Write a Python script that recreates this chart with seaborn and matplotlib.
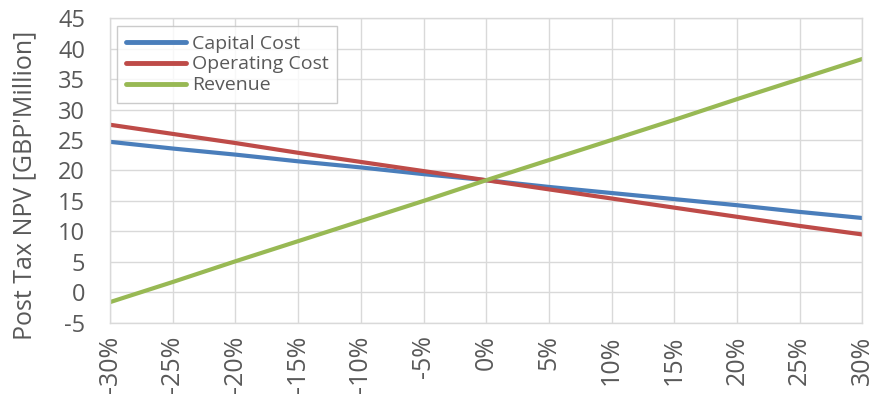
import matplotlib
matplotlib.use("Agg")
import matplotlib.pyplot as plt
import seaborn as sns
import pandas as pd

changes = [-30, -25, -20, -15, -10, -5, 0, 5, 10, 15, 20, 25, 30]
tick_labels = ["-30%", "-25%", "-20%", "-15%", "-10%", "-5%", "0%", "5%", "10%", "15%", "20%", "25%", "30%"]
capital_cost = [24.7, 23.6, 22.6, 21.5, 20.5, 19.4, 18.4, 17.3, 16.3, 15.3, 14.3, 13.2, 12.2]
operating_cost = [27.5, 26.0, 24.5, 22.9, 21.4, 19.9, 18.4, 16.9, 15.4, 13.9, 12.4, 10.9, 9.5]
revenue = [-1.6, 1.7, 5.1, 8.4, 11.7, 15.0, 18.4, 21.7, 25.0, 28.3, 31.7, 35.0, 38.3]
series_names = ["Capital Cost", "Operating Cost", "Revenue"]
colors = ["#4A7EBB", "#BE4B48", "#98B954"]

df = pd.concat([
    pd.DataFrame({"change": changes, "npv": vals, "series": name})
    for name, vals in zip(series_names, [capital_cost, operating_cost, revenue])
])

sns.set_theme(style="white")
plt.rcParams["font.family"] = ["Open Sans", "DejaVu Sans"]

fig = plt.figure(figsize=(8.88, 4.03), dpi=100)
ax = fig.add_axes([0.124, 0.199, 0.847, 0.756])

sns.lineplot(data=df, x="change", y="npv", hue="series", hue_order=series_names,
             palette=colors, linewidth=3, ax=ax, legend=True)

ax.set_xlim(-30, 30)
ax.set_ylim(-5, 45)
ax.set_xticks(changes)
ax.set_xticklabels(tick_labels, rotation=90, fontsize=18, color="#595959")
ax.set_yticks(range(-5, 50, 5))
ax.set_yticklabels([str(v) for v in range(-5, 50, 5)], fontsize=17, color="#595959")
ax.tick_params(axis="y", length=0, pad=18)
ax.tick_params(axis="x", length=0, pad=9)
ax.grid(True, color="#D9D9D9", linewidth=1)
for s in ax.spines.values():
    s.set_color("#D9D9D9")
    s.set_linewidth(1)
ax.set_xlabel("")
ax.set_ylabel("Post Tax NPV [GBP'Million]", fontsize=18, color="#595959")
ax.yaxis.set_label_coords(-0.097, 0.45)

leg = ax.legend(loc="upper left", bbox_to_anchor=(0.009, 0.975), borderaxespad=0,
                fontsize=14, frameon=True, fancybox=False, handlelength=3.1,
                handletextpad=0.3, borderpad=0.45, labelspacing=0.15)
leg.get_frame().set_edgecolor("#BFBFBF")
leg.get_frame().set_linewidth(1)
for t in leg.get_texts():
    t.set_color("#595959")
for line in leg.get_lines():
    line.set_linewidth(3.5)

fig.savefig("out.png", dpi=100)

____________

Your objective: Repeat the data exactly, dropping every picture it holds.

The reply:
Write a Python script that recreates this chart with seaborn and matplotlib.
import matplotlib
matplotlib.use("Agg")
import matplotlib.pyplot as plt
import seaborn as sns
import pandas as pd

changes = [-30, -25, -20, -15, -10, -5, 0, 5, 10, 15, 20, 25, 30]
tick_labels = ["-30%", "-25%", "-20%", "-15%", "-10%", "-5%", "0%", "5%", "10%", "15%", "20%", "25%", "30%"]
capital_cost = [24.7, 23.6, 22.6, 21.5, 20.5, 19.4, 18.4, 17.3, 16.3, 15.3, 14.3, 13.2, 12.2]
operating_cost = [27.5, 26.0, 24.5, 22.9, 21.4, 19.9, 18.4, 16.9, 15.4, 13.9, 12.4, 10.9, 9.5]
revenue = [-1.6, 1.7, 5.1, 8.4, 11.7, 15.0, 18.4, 21.7, 25.0, 28.3, 31.7, 35.0, 38.3]
series_names = ["Capital Cost", "Operating Cost", "Revenue"]
colors = ["#4A7EBB", "#BE4B48", "#98B954"]

df = pd.concat([
    pd.DataFrame({"change": changes, "npv": vals, "series": name})
    for name, vals in zip(series_names, [capital_cost, operating_cost, revenue])
])

sns.set_theme(style="white")
plt.rcParams["font.family"] = ["Open Sans", "DejaVu Sans"]

fig = plt.figure(figsize=(8.88, 4.03), dpi=100)
ax = fig.add_axes([0.124, 0.199, 0.847, 0.756])

sns.lineplot(data=df, x="change", y="npv", hue="series", hue_order=series_names,
             palette=colors, linewidth=3, ax=ax, legend=True)

ax.set_xlim(-30, 30)
ax.set_ylim(-5, 45)
ax.set_xticks(changes)
ax.set_xticklabels(tick_labels, rotation=90, fontsize=18, color="#595959")
ax.set_yticks(range(-5, 50, 5))
ax.set_yticklabels([str(v) for v in range(-5, 50, 5)], fontsize=17, color="#595959")
ax.tick_params(axis="y", length=0, pad=18)
ax.tick_params(axis="x", length=0, pad=9)
ax.grid(True, color="#D9D9D9", linewidth=1)
for s in ax.spines.values():
    s.set_color("#D9D9D9")
    s.set_linewidth(1)
ax.set_xlabel("")
ax.set_ylabel("Post Tax NPV [GBP'Million]", fontsize=18, color="#595959")
ax.yaxis.set_label_coords(-0.097, 0.45)

leg = ax.legend(loc="upper left", bbox_to_anchor=(0.009, 0.975), borderaxespad=0,
                fontsize=14, frameon=True, fancybox=False, handlelength=3.1,
                handletextpad=0.3, borderpad=0.45, labelspacing=0.15)
leg.get_frame().set_edgecolor("#BFBFBF")
leg.get_frame().set_linewidth(1)
for t in leg.get_texts():
    t.set_color("#595959")
for line in leg.get_lines():
    line.set_linewidth(3.5)

fig.savefig("out.png", dpi=100)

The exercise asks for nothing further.